DATA EXCERPT:
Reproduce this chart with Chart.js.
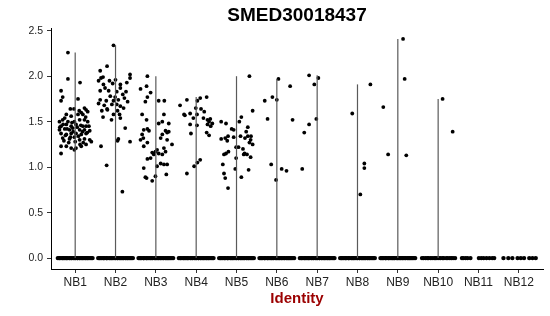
<!DOCTYPE html>
<html>
<head>
<meta charset="utf-8">
<script src="https://cdn.jsdelivr.net/npm/chart.js@4.4.1/dist/chart.umd.min.js"></script>
<style>
  html, body { margin: 0; padding: 0; background: #fff; }
</style>
</head>
<body>
<canvas id="chart" width="550" height="316"></canvas>
<script>
const chartTitle = "SMED30018437";
const axisTitle = "Identity";
const categories = ["NB1", "NB2", "NB3", "NB4", "NB5", "NB6", "NB7", "NB8", "NB9", "NB10", "NB11", "NB12"];
const yTicks = [0, 0.5, 1.0, 1.5, 2.0, 2.5];

// non-zero cells: [jitter offset, expression]
const nb1 = [
  [-0.18, 2.26], [-0.18, 1.97], [0.12, 1.93], [-0.35, 1.84], [-0.31, 1.77], [-0.35, 1.73], [0.07, 1.75],
  [-0.12, 1.64], [-0.03, 1.64], [0.23, 1.65], [0.27, 1.63], [0.31, 1.61], [0.15, 1.60], [0.07, 1.58],
  [0.19, 1.58], [-0.22, 1.58], [-0.26, 1.54], [-0.10, 1.56], [-0.39, 1.50], [-0.31, 1.52], [-0.18, 1.50],
  [-0.02, 1.50], [0.11, 1.52], [0.23, 1.52], [0.31, 1.50], [-0.35, 1.45], [-0.22, 1.47], [-0.10, 1.45],
  [0.02, 1.47], [0.19, 1.45], [0.27, 1.45], [-0.39, 1.41], [-0.26, 1.42], [-0.14, 1.41], [-0.06, 1.43],
  [0.11, 1.41], [0.23, 1.41], [0.36, 1.40], [-0.35, 1.37], [-0.22, 1.36], [-0.10, 1.37], [0.02, 1.37],
  [0.15, 1.36], [0.27, 1.37], [-0.31, 1.32], [-0.14, 1.31], [-0.02, 1.33], [0.11, 1.30], [0.23, 1.31],
  [0.36, 1.30], [0.40, 1.28], [-0.35, 1.23], [-0.22, 1.23], [-0.10, 1.21], [0.02, 1.21], [0.15, 1.23],
  [0.27, 1.25], [-0.35, 1.15], [-0.02, 1.19], [-0.30, 1.47], [-0.05, 1.39], [0.05, 1.44], [0.14, 1.46],
  [0.30, 1.38], [-0.20, 1.42], [-0.12, 1.33], [0.08, 1.34], [0.20, 1.27], [-0.28, 1.29], [0.34, 1.45],
  [-0.38, 1.44], [0.00, 1.28], [-0.16, 1.27], [0.26, 1.55], [0.10, 1.62], [-0.08, 1.49], [0.18, 1.39],
  [-0.24, 1.35], [0.12, 1.25]
];
const nb2 = [
  [-0.05, 2.34], [-0.21, 2.11], [-0.38, 2.06], [-0.36, 1.98], [-0.31, 1.99], [0.36, 2.02], [0.36, 1.98],
  [0.00, 1.96], [-0.42, 1.95], [-0.30, 1.91], [0.12, 1.91], [0.28, 1.93], [-0.26, 1.87], [-0.07, 1.92],
  [-0.38, 1.84], [-0.17, 1.84], [0.12, 1.87], [0.26, 1.83], [0.03, 1.83], [-0.13, 1.78], [-0.38, 1.74],
  [-0.23, 1.73], [-0.05, 1.73], [0.07, 1.74], [-0.01, 1.77], [-0.42, 1.70], [-0.09, 1.69], [0.03, 1.69],
  [0.12, 1.67], [-0.21, 1.64], [-0.34, 1.62], [-0.20, 1.63], [-0.05, 1.58], [0.10, 1.58], [-0.31, 1.55],
  [0.12, 1.54], [0.24, 1.43], [0.07, 1.31], [0.05, 1.29], [0.36, 1.28], [-0.36, 1.23], [-0.22, 1.02],
  [0.17, 0.73], [0.18, 1.80], [0.22, 1.76], [-0.15, 1.95], [0.30, 1.72], [0.05, 1.62], [-0.28, 1.68],
  [0.20, 1.65], [-0.10, 1.52]
];
const nb3 = [
  [-0.21, 2.00], [-0.23, 1.89], [-0.38, 1.86], [-0.13, 1.82], [-0.21, 1.77], [-0.26, 1.72], [0.07, 1.73],
  [0.21, 1.73], [-0.34, 1.58], [0.20, 1.58], [-0.23, 1.52], [0.07, 1.48], [0.16, 1.50], [0.32, 1.48],
  [-0.30, 1.41], [-0.21, 1.42], [-0.17, 1.40], [-0.34, 1.36], [-0.38, 1.30], [-0.31, 1.32], [0.24, 1.40],
  [0.28, 1.38], [0.32, 1.39], [0.16, 1.36], [0.12, 1.32], [0.28, 1.30], [-0.21, 1.27], [0.40, 1.25],
  [-0.30, 1.23], [0.20, 1.21], [0.03, 1.19], [-0.09, 1.16], [-0.01, 1.17], [0.07, 1.15], [-0.05, 1.14],
  [0.16, 1.14], [0.24, 1.17], [-0.21, 1.09], [-0.13, 1.10], [0.12, 1.04], [0.28, 1.03], [0.20, 1.03],
  [-0.30, 0.99], [0.03, 1.01], [0.26, 0.92], [-0.26, 0.89], [-0.23, 0.88], [-0.01, 0.90], [-0.09, 0.85]
];
const nb4 = [
  [-0.23, 1.74], [-0.40, 1.68], [0.03, 1.73], [0.10, 1.76], [0.26, 1.77], [-0.01, 1.65], [0.12, 1.64],
  [-0.30, 1.58], [-0.28, 1.57], [-0.15, 1.59], [-0.07, 1.54], [0.02, 1.58], [0.20, 1.61], [0.18, 1.54],
  [0.28, 1.52], [0.35, 1.53], [0.32, 1.50], [0.40, 1.48], [0.28, 1.47], [0.36, 1.45], [-0.15, 1.47],
  [0.02, 1.46], [0.26, 1.38], [0.32, 1.35], [-0.13, 1.37], [0.10, 1.08], [0.03, 1.05], [-0.05, 1.01],
  [-0.23, 0.93]
];
const nb5 = [
  [0.32, 2.00], [0.40, 1.62], [0.12, 1.55], [0.07, 1.50], [-0.38, 1.50], [-0.26, 1.48], [-0.12, 1.42],
  [-0.07, 1.41], [0.28, 1.44], [0.24, 1.39], [-0.21, 1.34], [-0.28, 1.32], [-0.38, 1.31], [-0.23, 1.29],
  [-0.07, 1.33], [0.10, 1.34], [0.21, 1.32], [0.28, 1.34], [0.36, 1.34], [0.35, 1.30], [0.40, 1.25],
  [0.32, 1.27], [-0.20, 1.17], [-0.26, 1.15], [-0.31, 1.14], [-0.01, 1.22], [0.05, 1.22], [0.16, 1.20],
  [0.20, 1.15], [0.18, 1.14], [0.26, 1.14], [0.35, 1.11], [-0.01, 1.10], [-0.03, 0.98], [0.30, 0.97],
  [-0.31, 0.93], [-0.28, 0.88], [0.12, 0.89], [-0.21, 0.77], [-0.34, 1.03]
];
const nb6 = [
  [0.04, 1.97], [0.33, 1.89], [-0.11, 1.77], [-0.30, 1.73], [0.00, 1.74], [-0.23, 1.53], [0.39, 1.52],
  [-0.14, 1.03], [0.12, 0.98], [0.24, 0.96], [-0.02, 0.86]
];
const nb7 = [[-0.20, 2.01], [0.03, 1.98], [-0.07, 1.91], [-0.02, 1.53], [-0.20, 1.47], [-0.32, 1.38], [-0.37, 0.98]];
const nb8 = [[0.32, 1.91], [-0.13, 1.59], [0.17, 1.04], [0.17, 0.99], [0.07, 0.70]];
const nb9 = [[-0.36, 1.66], [0.13, 2.41], [0.17, 1.97], [-0.24, 1.14], [0.21, 1.13]];
const nb10 = [[0.11, 1.75], [0.36, 1.39]];
const nb11 = [];
const nb12 = [];

// jitter offsets of the cells at zero
const zeroDense = [-0.43, -0.40, -0.38, -0.35, -0.31, -0.30, -0.27, -0.23, -0.22, -0.19, -0.15, -0.13, -0.10, -0.08,
  -0.04, -0.01, 0.01, 0.05, 0.06, 0.10, 0.12, 0.15, 0.18, 0.20, 0.24, 0.26, 0.29, 0.31, 0.34, 0.37, 0.40, 0.43];
const zeroNB10 = [-0.40, -0.36, -0.31, -0.27, -0.24, -0.19, -0.15, -0.10, -0.07, -0.03, 0.02, 0.06, 0.11, 0.14,
  0.20, 0.24, 0.29, 0.33, 0.37, 0.42];
const zeroNB11 = [-0.41, -0.38, -0.32, -0.27, -0.20, 0.01, 0.07, 0.13, 0.20, 0.27, 0.34, 0.39];
const zeroNB12 = [-0.38, -0.26, -0.16, -0.03, 0.05, 0.13, 0.26, 0.34, 0.42];

const groups = [nb1, nb2, nb3, nb4, nb5, nb6, nb7, nb8, nb9, nb10, nb11, nb12];
const zeros = [zeroDense, zeroDense, zeroDense, zeroDense, zeroDense, zeroDense, zeroDense, zeroDense, zeroDense,
  zeroNB10, zeroNB11, zeroNB12];

const fontFamily = "'Liberation Sans', Arial, Helvetica, sans-serif";

const points = [];
groups.forEach((g, i) => {
  zeros[i].forEach(dx => points.push({ x: i + 1 + dx, y: 0 }));
  g.forEach(([dx, v]) => points.push({ x: i + 1 + dx, y: v }));
});

// thin violins: from 0 to the max of each group
const violins = [];
groups.forEach((g, i) => {
  if (!g.length) return;
  const top = Math.max(...g.map(p => p[1]));
  violins.push({
    data: [{ x: i + 1, y: 0 }, { x: i + 1, y: top }],
    showLine: true,
    borderColor: "#5a5a5a",
    borderWidth: 1.2,
    pointRadius: 0
  });
});

const textPlugin = {
  id: "texts",
  afterDraw(chart) {
    const { ctx, chartArea } = chart;
    const cx = (chartArea.left + chartArea.right) / 2;
    ctx.save();
    ctx.textAlign = "center";
    ctx.textBaseline = "alphabetic";
    ctx.fillStyle = "#000";
    ctx.font = "bold 19px " + fontFamily;
    ctx.fillText(chartTitle, cx, 21);
    ctx.fillStyle = "#9b0000";
    ctx.font = "bold 15px " + fontFamily;
    ctx.fillText(axisTitle, cx, 303);
    ctx.restore();
  }
};

new Chart(document.getElementById("chart"), {
  type: "scatter",
  data: {
    datasets: [
      ...violins,
      {
        data: points,
        pointRadius: c => (c.raw && c.raw.y === 0 ? 2.2 : 1.9),
        pointBackgroundColor: "#000",
        pointBorderWidth: 0
      }
    ]
  },
  options: {
    responsive: false,
    animation: false,
    layout: { padding: { top: 28, right: 7, left: 0, bottom: 0 } },
    plugins: { legend: { display: false }, tooltip: { enabled: false } },
    scales: {
      x: {
        type: "linear",
        min: 0.4,
        max: 12.6,
        afterBuildTicks: s => { s.ticks = categories.map((c, i) => ({ value: i + 1 })); },
        afterFit: s => { s.height = 47; },
        ticks: {
          callback: v => categories[v - 1] || "",
          font: { family: fontFamily, size: 12 },
          color: "#222",
          padding: 2,
          maxRotation: 0,
          autoSkip: false
        },
        grid: { drawOnChartArea: false, tickLength: 4, color: "#333" },
        border: { color: "#000", width: 1 }
      },
      y: {
        min: -0.12,
        max: 2.53,
        afterBuildTicks: s => { s.ticks = yTicks.map(v => ({ value: v })); },
        afterFit: s => { s.width = 51; },
        ticks: {
          callback: v => v.toFixed(1),
          font: { family: fontFamily, size: 10.5 },
          color: "#222",
          padding: 4
        },
        grid: { drawOnChartArea: false, tickLength: 4, color: "#333" },
        border: { color: "#000", width: 1 }
      }
    }
  },
  plugins: [textPlugin]
});
</script>
</body>
</html>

DIRECTIVE: With the pictures left out, restate word for word every line of the data above, from the first down to the line that contains "const yTicks = [0, 0.5, 1.0, 1.5, 2.0, 2.5];".

SOLUTION FOR THIS PROBLEM:
Reproduce this chart with Chart.js.
<!DOCTYPE html>
<html>
<head>
<meta charset="utf-8">
<script src="https://cdn.jsdelivr.net/npm/chart.js@4.4.1/dist/chart.umd.min.js"></script>
<style>
  html, body { margin: 0; padding: 0; background: #fff; }
</style>
</head>
<body>
<canvas id="chart" width="550" height="316"></canvas>
<script>
const chartTitle = "SMED30018437";
const axisTitle = "Identity";
const categories = ["NB1", "NB2", "NB3", "NB4", "NB5", "NB6", "NB7", "NB8", "NB9", "NB10", "NB11", "NB12"];
const yTicks = [0, 0.5, 1.0, 1.5, 2.0, 2.5];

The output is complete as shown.